Greedy couple drained pensioner’s life savings after gaining his trust | UK News
A greedy and heartless couple ‘preyed on’ a very vulnerable pensioner and drained his bank accounts of about £70,000 in a ‘cruel’ and ‘disgraceful’ breach of trust.
They secretly worked together to ‘enrich’ themselves at his expense after winning his trust and they callously spent his precious money on a trip to Australia and a car. The unsuspecting pensioner suffered from Alzheimer’s disease and was not mentally well enough to manage his own money so he trusted his carers to help him.
He had since died and he had no idea in the last years that the couple were systematically raiding his savings in an ‘awful’ way, Hull Crown Court heard. Ann Park, 56, of Woodlands Road, off Willerby Road, west Hull, admitted two offences of theft of £45,000 and £5,000 cash and another involving possessing criminal property.

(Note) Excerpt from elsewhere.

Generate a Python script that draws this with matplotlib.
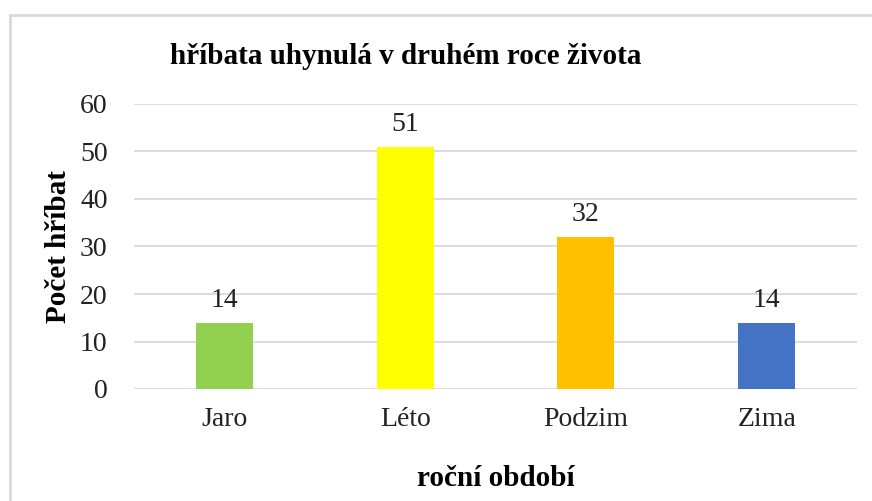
#!/usr/bin/env python3
"""Bar chart: hříbata uhynulá v druhém roce života."""

import matplotlib.pyplot as plt
from matplotlib.lines import Line2D

seasons = ["Jaro", "Léto", "Podzim", "Zima"]
counts = [14, 51, 32, 14]
bar_colors = ["#92D050", "#FFFF00", "#FFC000", "#4472C4"]
y_ticks = [0, 10, 20, 30, 40, 50, 60]

plt.rcParams["font.family"] = ["Liberation Serif", "DejaVu Serif"]

fig = plt.figure(figsize=(8.72, 5.01), dpi=100)
ax = fig.add_axes([134 / 872, 1 - 389 / 501, 723 / 872, 285 / 501])

x = range(len(seasons))
bars = ax.bar(x, counts, width=0.315, color=bar_colors, zorder=3)
for b, v in zip(bars, counts):
    ax.text(b.get_x() + b.get_width() / 2, v + 2.0, str(v),
            ha="center", va="bottom", fontsize=20, color="#222222")

ax.set_xlim(-0.5, len(seasons) - 0.5)
ax.set_ylim(0, 60)
ax.set_yticks(y_ticks)
ax.set_xticks(list(x))
ax.set_xticklabels(seasons)
ax.tick_params(axis="both", length=0, labelsize=20, colors="#222222")
ax.tick_params(axis="y", pad=19)
ax.tick_params(axis="x", pad=13)
ax.yaxis.grid(True, color="#D9D9D9", linewidth=1.3, zorder=0)
for s in ax.spines.values():
    s.set_visible(False)

ax.set_ylabel("Počet hříbat", fontsize=21, fontweight="bold", labelpad=6)
ax.set_xlabel("roční období", fontsize=21, fontweight="bold", labelpad=24)
fig.text(406 / 872, 1 - 56 / 501, "hříbata uhynulá v druhém roce života",
         ha="center", va="center", fontsize=21, fontweight="bold")

# chart frame (only top and left edges are visible in the crop)
fig.add_artist(Line2D([9.5 / 872, 9.5 / 872], [0, 1 - 14.5 / 501],
                      color="#D9D9D9", linewidth=2))
fig.add_artist(Line2D([9.5 / 872, 1], [1 - 14.5 / 501, 1 - 14.5 / 501],
                      color="#D9D9D9", linewidth=2))

fig.savefig("out.png", dpi=100)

Graham Bradley, 57, of the same address, admitted two money laundering offences of acquiring criminal property of £20,000 and £6,940. The case had originally been listed for trial.
Ben Sayers, prosecuting, said that Park and Bradley were long-term partners and she had been employed as a carer under a scheme where a person nominated would take on the role of a trustee. The person would receive an allowance from the council and would pay carers and expenses from that allowance rather than the money being managed by the council directly.
Park worked in 2008 as a carer for a woman who needed a number of carers. The woman was a friend of the elderly man, who would visit her regularly.
It was through this woman that Park first became associated with the pensioner. He suffered from Alzheimer’s disease and he would often forget things, including his wallet, bank cards and bus passes.
At around this time, Park and Bradley began providing assistance to the pensioner. “This was initially by way of providing lifts or accompanying him to the bank so that he could draw out money,” said Mr Sayers.
Over time, they became more involved in the pensioner’s life and he grew to trust and rely upon them. In 2014, the man indicated that he would like Park to care for him and she took over this role.
‘She was in a position where she was in almost full control of his finances and would have known what money he had coming in,’ said Mr Sayers. The spending patterns of his accounts changed significantly.
There were a number of cash withdrawals from his bank account. On April 16, 2014, he had £65,000 in his bank account but, on April 25 of that year, £20,000 was paid by cheque to the current account of Bradley.
On April 29 of that year, £45,000 was paid by cheque from the pensioner’s account to that of Park.
‘Shortly after these transfers, it appears that both Bradley and Park opened new bank accounts to facilitate the dispersal of monies which had been taken from him,’ said Mr Sayers.
Bradley transferred £1,000 into a new account and £5,940 into a separate new account on May 16, 2014.